By Victor Zasadski, CIRIA Project Manager

As part of the UKGBC Embodied Carbon Week (#ebc2014), members of the CIRIA team were fortunate enough to attend the ICE Infrastructure Carbon Review Lecture 2014. The event was an overwhelming success, chaired by Lynne Ceeney, Director of Sustainability at Parsons Brinkerhoff, Mott MacDonald’s Mark Enzer and Tim Chapman of Arup.

As part of the event, the audience were introduced to the Infrastructure Carbon Review, produced by HM Treasury, before being talked through how innovation within examples in water and transportation sectors can lead to savings in both carbon and costs. Delegates were talked through baselining carbon within projects, programmes and portfolios and how doing so can lead to both cost and carbon savings. In counting carbon within projects, be it in the capital expenditure in the creation of infrastructure (CAPCARB), in the Operation of infrastructure (OPCARB) or in its use (USECARB), efficiencies can begin to be made as improvements can be sought through review and continuous improvement.   

The lecture focused on two different yet highly interesting areas:
  • In water, Mark Enzer explained how renovation of existing assets in a water treatment works significantly reduced the embodied carbon within a site development and led to significant savings in both building and operational costs, adding genuine in value for many stakeholders, including quicker procurement times.
  • In infrastructure Tim Chapman used the example of transportation and how in delivering a new piece of infrastructure such as HS2 would enable passengers to travel on HS2 lines, opening up capacity in the rail network for freight. Electrifying the existing network, bringing road freight to rail, and removing the need for lorries emitting carbon to be congesting road networks had the potential for huge savings in the long term.
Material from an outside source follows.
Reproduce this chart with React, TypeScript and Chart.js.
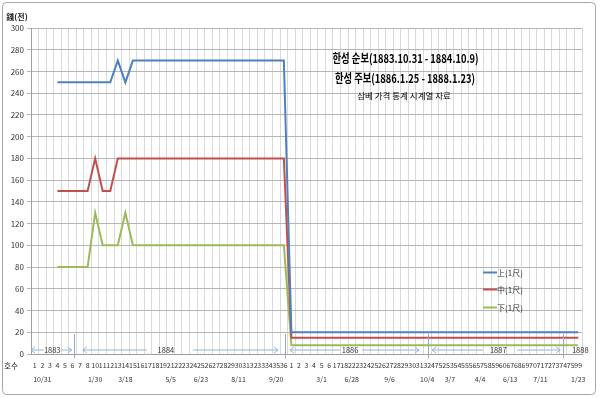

With carbon increasingly being seen as the currency of sustainability, counting the embodied carbon within projects, and considering this within larger programme of infrastructure over time and seeing infrastructure as collection of interconnecting nodes it is possible to make more tangible and quantifiable assessments of the impacts of infrastructure in terms of environmental, economic and environmental sustainability.
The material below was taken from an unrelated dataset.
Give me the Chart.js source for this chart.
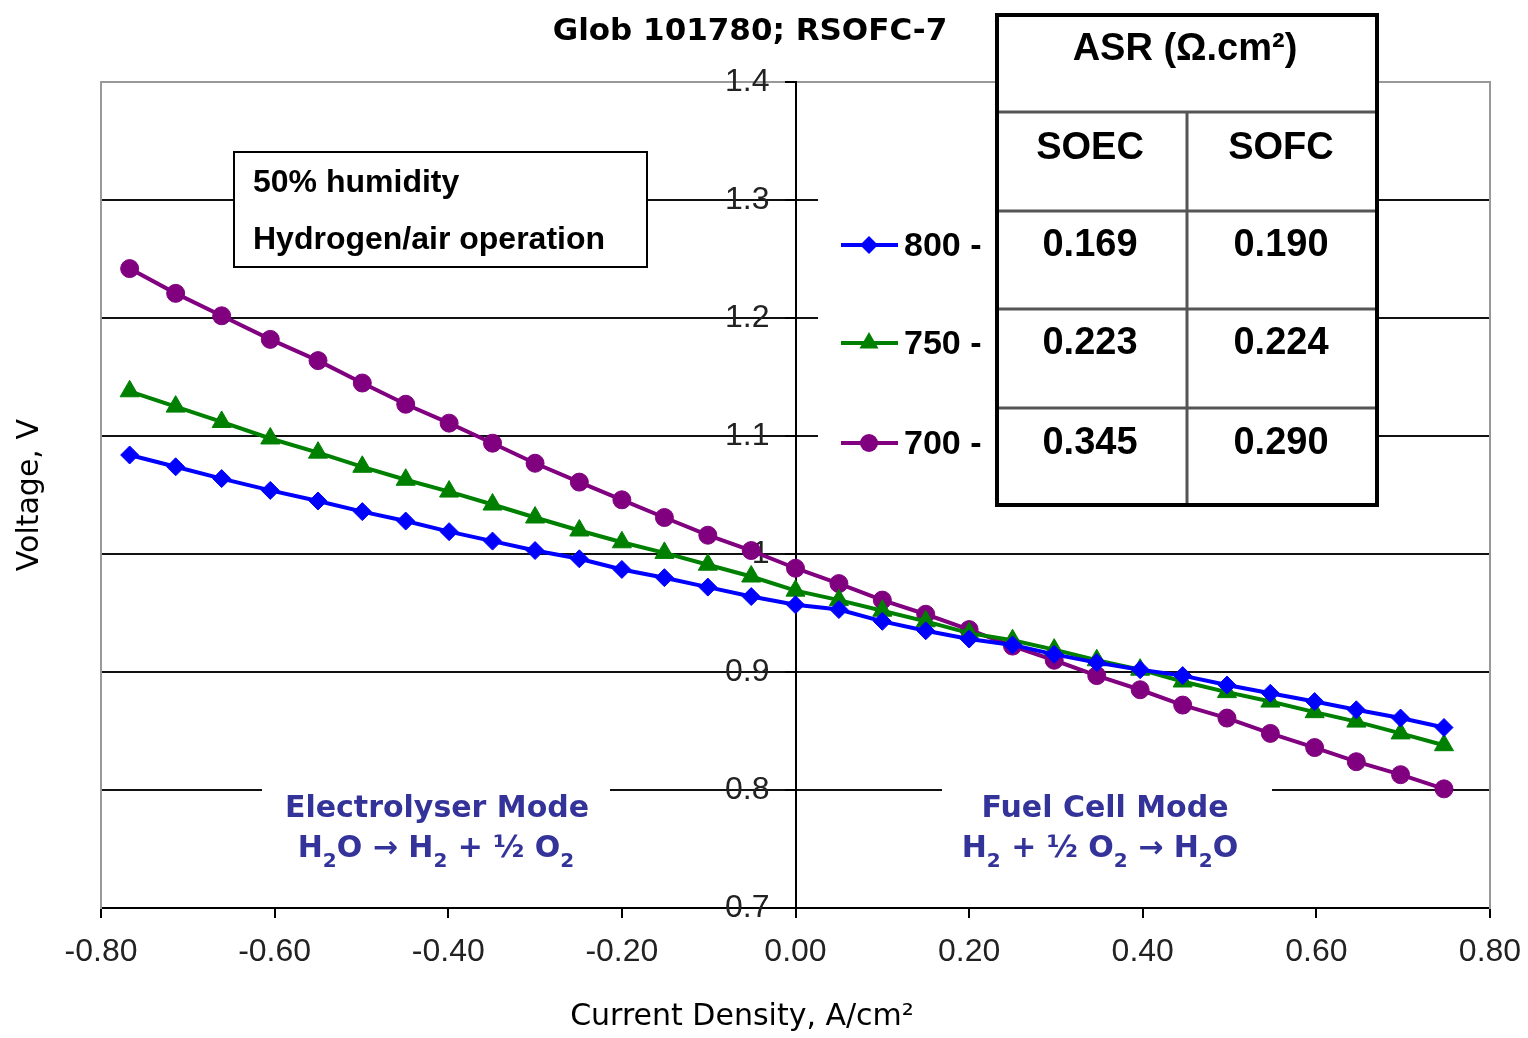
<!DOCTYPE html>
<html>
<head>
<meta charset="utf-8">
<title>Glob 101780; RSOFC-7</title>
<script src="https://cdn.jsdelivr.net/npm/chart.js@4.4.1/dist/chart.umd.min.js"></script>
<style>
  html, body { margin: 0; padding: 0; background: #fff; }
  #wrap { position: relative; width: 1528px; height: 1038px; }
</style>
</head>
<body>
<div id="wrap"><canvas id="ivChart"></canvas></div>
<script>
// current density (A/cm2) shared by the three curves
const currentDensity = [-0.767, -0.714, -0.661, -0.605, -0.550, -0.499, -0.449, -0.399, -0.349, -0.300,
    -0.249, -0.200, -0.151, -0.101, -0.051, 0.000, 0.050, 0.100, 0.150, 0.200,
    0.250, 0.298, 0.347, 0.397, 0.446, 0.497, 0.547, 0.598, 0.646, 0.697, 0.747];

// cell voltage (V) per temperature
const volts800 = [1.084, 1.074, 1.064, 1.054, 1.045, 1.036, 1.028, 1.019, 1.011, 1.003,
    0.996, 0.987, 0.980, 0.972, 0.964, 0.957, 0.953, 0.943, 0.935, 0.928,
    0.923, 0.915, 0.908, 0.902, 0.897, 0.889, 0.882, 0.875, 0.868, 0.861, 0.853];
const volts750 = [1.138, 1.125, 1.112, 1.098, 1.086, 1.074, 1.063, 1.053, 1.042, 1.031,
    1.020, 1.010, 1.001, 0.991, 0.981, 0.969, 0.961, 0.952, 0.943, 0.933,
    0.927, 0.919, 0.910, 0.902, 0.892, 0.883, 0.875, 0.866, 0.858, 0.848, 0.838];
const volts700 = [1.242, 1.221, 1.202, 1.182, 1.164, 1.145, 1.127, 1.111, 1.094, 1.077,
    1.061, 1.046, 1.031, 1.016, 1.003, 0.988, 0.975, 0.961, 0.949, 0.936,
    0.922, 0.910, 0.897, 0.885, 0.872, 0.861, 0.848, 0.836, 0.824, 0.813, 0.801];

const seriesLabels = ['800', '750', '700'];
const asrSoec = ['0.169', '0.223', '0.345'];
const asrSofc = ['0.190', '0.224', '0.290'];

const TICK_FONT = { family: "'Liberation Sans Narrow', 'Liberation Sans', Arial, sans-serif", size: 32 };
const MODE_COLOR = '#333399';

const toPoints = (ys) => ys.map((y, i) => ({ x: currentDensity[i], y: y }));

const datasets = [
    { label: seriesLabels[0], data: toPoints(volts800), borderColor: '#0000ff', pointStyle: 'rectRot', pointRadius: 9 },
    { label: seriesLabels[1], data: toPoints(volts750), borderColor: '#008000', pointStyle: 'triangle', pointRadius: 11 },
    { label: seriesLabels[2], data: toPoints(volts700), borderColor: '#800080', pointStyle: 'circle', pointRadius: 9 },
].map((d) => ({
    ...d,
    backgroundColor: d.borderColor,
    pointBorderColor: d.borderColor,
    pointBackgroundColor: d.borderColor,
    pointBorderWidth: 1,
    borderWidth: 4,
    tension: 0,
    fill: false,
}));

function drawMarker(ctx, style, x, y, r) {
    ctx.beginPath();
    if (style === 'circle') {
        ctx.arc(x, y, r, 0, Math.PI * 2);
    } else if (style === 'rectRot') {
        ctx.moveTo(x, y - r);
        ctx.lineTo(x + r, y);
        ctx.lineTo(x, y + r);
        ctx.lineTo(x - r, y);
    } else {
        let rad = 0;
        ctx.moveTo(x + Math.sin(rad) * r, y - Math.cos(rad) * r);
        rad += Math.PI * 2 / 3;
        ctx.lineTo(x + Math.sin(rad) * r, y - Math.cos(rad) * r);
        rad += Math.PI * 2 / 3;
        ctx.lineTo(x + Math.sin(rad) * r, y - Math.cos(rad) * r);
    }
    ctx.closePath();
    ctx.fill();
}

// text with subscript runs, centred on cx
function drawRich(ctx, parts, cx, baseline, size) {
    const main = `bold ${size}px "DejaVu Sans"`;
    const sub = `bold ${Math.round(size * 0.68)}px "DejaVu Sans"`;
    let w = 0;
    parts.forEach(([t, s]) => { ctx.font = s ? sub : main; w += ctx.measureText(t).width; });
    let x = cx - w / 2;
    ctx.textAlign = 'left';
    ctx.textBaseline = 'alphabetic';
    parts.forEach(([t, s]) => {
        ctx.font = s ? sub : main;
        ctx.fillText(t, x, baseline + (s ? size * 0.33 : 0));
        x += ctx.measureText(t).width;
    });
}

const annotations = {
    id: 'annotations',
    beforeDatasetsDraw(chart) {
        const ctx = chart.ctx;
        ctx.save();

        // humidity note
        ctx.fillStyle = '#fff';
        ctx.fillRect(233, 151, 415, 117);
        ctx.strokeStyle = '#000';
        ctx.lineWidth = 2;
        ctx.strokeRect(234, 152, 413, 115);
        ctx.fillStyle = '#000';
        ctx.font = 'bold 32px "Liberation Sans"';
        ctx.textAlign = 'left';
        ctx.textBaseline = 'alphabetic';
        ctx.fillText('50% humidity', 253, 192);
        ctx.fillText('Hydrogen/air operation', 253, 249);

        // mode labels
        ctx.fillStyle = '#fff';
        ctx.fillRect(262, 776, 348, 100);
        ctx.fillRect(942, 776, 330, 100);
        ctx.fillStyle = MODE_COLOR;
        drawRich(ctx, [['Electrolyser Mode', false]], 437, 817, 30);
        drawRich(ctx, [['H', false], ['2', true], ['O \u2192 H', false], ['2', true], [' + \u00bd O', false], ['2', true]], 436, 857, 30);
        drawRich(ctx, [['Fuel Cell Mode', false]], 1105, 817, 30);
        drawRich(ctx, [['H', false], ['2', true], [' + \u00bd O', false], ['2', true], [' \u2192 H', false], ['2', true], ['O', false]], 1100, 857, 30);

        // legend area + ASR table
        ctx.fillStyle = '#fff';
        ctx.fillRect(818, 150, 177, 357);
        ctx.fillRect(995, 13, 384, 494);

        const rowY = [245, 343, 443];
        chart.data.datasets.forEach((ds, i) => {
            ctx.strokeStyle = ds.borderColor;
            ctx.fillStyle = ds.borderColor;
            ctx.lineWidth = 4;
            ctx.beginPath();
            ctx.moveTo(841, rowY[i]);
            ctx.lineTo(898, rowY[i]);
            ctx.stroke();
            drawMarker(ctx, ds.pointStyle, 869, rowY[i], ds.pointRadius);
            ctx.fillStyle = '#000';
            ctx.font = 'bold 34px "Liberation Sans"';
            ctx.textAlign = 'left';
            ctx.textBaseline = 'middle';
            ctx.fillText(ds.label + ' -', 904, rowY[i] + 2);
        });

        ctx.strokeStyle = '#555';
        ctx.lineWidth = 3;
        ctx.beginPath();
        [112, 211, 309, 408].forEach((y) => { ctx.moveTo(995, y); ctx.lineTo(1379, y); });
        ctx.moveTo(1187, 112);
        ctx.lineTo(1187, 507);
        ctx.stroke();
        ctx.strokeStyle = '#000';
        ctx.lineWidth = 4;
        ctx.strokeRect(997, 15, 380, 490);

        ctx.fillStyle = '#000';
        ctx.font = 'bold 38px "Liberation Sans"';
        ctx.textAlign = 'center';
        ctx.textBaseline = 'middle';
        ctx.fillText('ASR (\u03a9.cm\u00b2)', 1185, 50);
        ctx.fillText('SOEC', 1090, 149);
        ctx.fillText('SOFC', 1281, 149);
        rowY.forEach((y, i) => {
            ctx.fillText(asrSoec[i], 1090, y + 1);
            ctx.fillText(asrSofc[i], 1281, y + 1);
        });
        ctx.restore();
    },
    afterDraw(chart) {
        const ctx = chart.ctx;
        ctx.save();
        ctx.fillStyle = '#000';
        ctx.font = '30px "DejaVu Sans"';
        ctx.textAlign = 'center';
        ctx.textBaseline = 'alphabetic';
        ctx.fillText('Current Density, A/cm\u00b2', 742, 1025);
        ctx.restore();
    },
};

const frameAxis = (position, title) => ({
    type: 'linear',
    position: position,
    min: 0.7,
    max: 1.4,
    ticks: { display: false },
    grid: { display: false, drawTicks: false },
    border: { display: true, color: '#999', width: 2 },
    title: title ? {
        display: true,
        text: title,
        color: '#000',
        font: { family: '"DejaVu Sans"', size: 30 },
        padding: { top: 2, bottom: 53 },
    } : { display: false },
});

const ctx = document.getElementById('ivChart').getContext('2d');
new Chart(ctx, {
    type: 'line',
    data: { datasets: datasets },
    options: {
        responsive: true,
        maintainAspectRatio: false,
        animation: false,
        // x axis height = tick 10 + label line 56 + 2 * padding 6
        layout: { padding: { left: 10, right: 38, top: 0, bottom: 52 } },
        plugins: {
            legend: { display: false },
            tooltip: { enabled: false },
            title: {
                display: true,
                text: 'Glob 101780; RSOFC-7',
                color: '#000',
                font: { family: '"DejaVu Sans"', size: 31, weight: 'bold' },
                padding: { top: 13, bottom: 32 },
            },
        },
        scales: {
            x: {
                type: 'linear',
                position: 'bottom',
                min: -0.8,
                max: 0.8,
                ticks: {
                    stepSize: 0.2,
                    color: '#222',
                    font: { ...TICK_FONT, lineHeight: 1.75 },
                    padding: 6,
                    maxRotation: 0,
                    callback: (v) => (Math.abs(v) < 1e-9 ? 0 : v).toFixed(2),
                },
                grid: { drawOnChartArea: false, tickLength: 10, color: '#000', lineWidth: 2 },
                border: { color: '#000', width: 2 },
            },
            y: {
                type: 'linear',
                position: { x: 0 },
                min: 0.7,
                max: 1.4,
                ticks: { display: false, stepSize: 0.1 },
                grid: {
                    tickLength: 10,
                    lineWidth: 2,
                    tickColor: '#000',
                    color: (c) => (c.tick && c.tick.value > 1.39 ? '#999' : '#111'),
                },
                border: { color: '#000', width: 2 },
            },
            yTicks: {
                type: 'linear',
                position: { x: -0.03 },
                min: 0.7,
                max: 1.4,
                ticks: {
                    stepSize: 0.1,
                    color: '#222',
                    font: TICK_FONT,
                    callback: (v) => String(Math.round(v * 10) / 10),
                },
                grid: { display: false, drawTicks: false },
                border: { display: false },
            },
            yl: frameAxis('left', 'Voltage, V'),
            yr: frameAxis('right', null),
        },
    },
    plugins: [annotations],
});
</script>
</body>
</html>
If there is one conclusion that can be drawn from the event, or indeed by embodied carbon week, it is that UK plc is a place for innovation and leadership in Carbon. If actively managing carbon in projects is seen holistically, it is not something which will increase costs, far from it, it will more often lead to a reduction in costs across project programmes or portfolios. As a result, we should not shy away from the potential benefits of innovation and consider the opportunity cost of a ‘do nothing approach’. Furthermore, leadership should be at all levels, from the boardroom to those just entering the industry, and industry should do its upmost to capture innovation and encourage leadership, in whatever form it takes.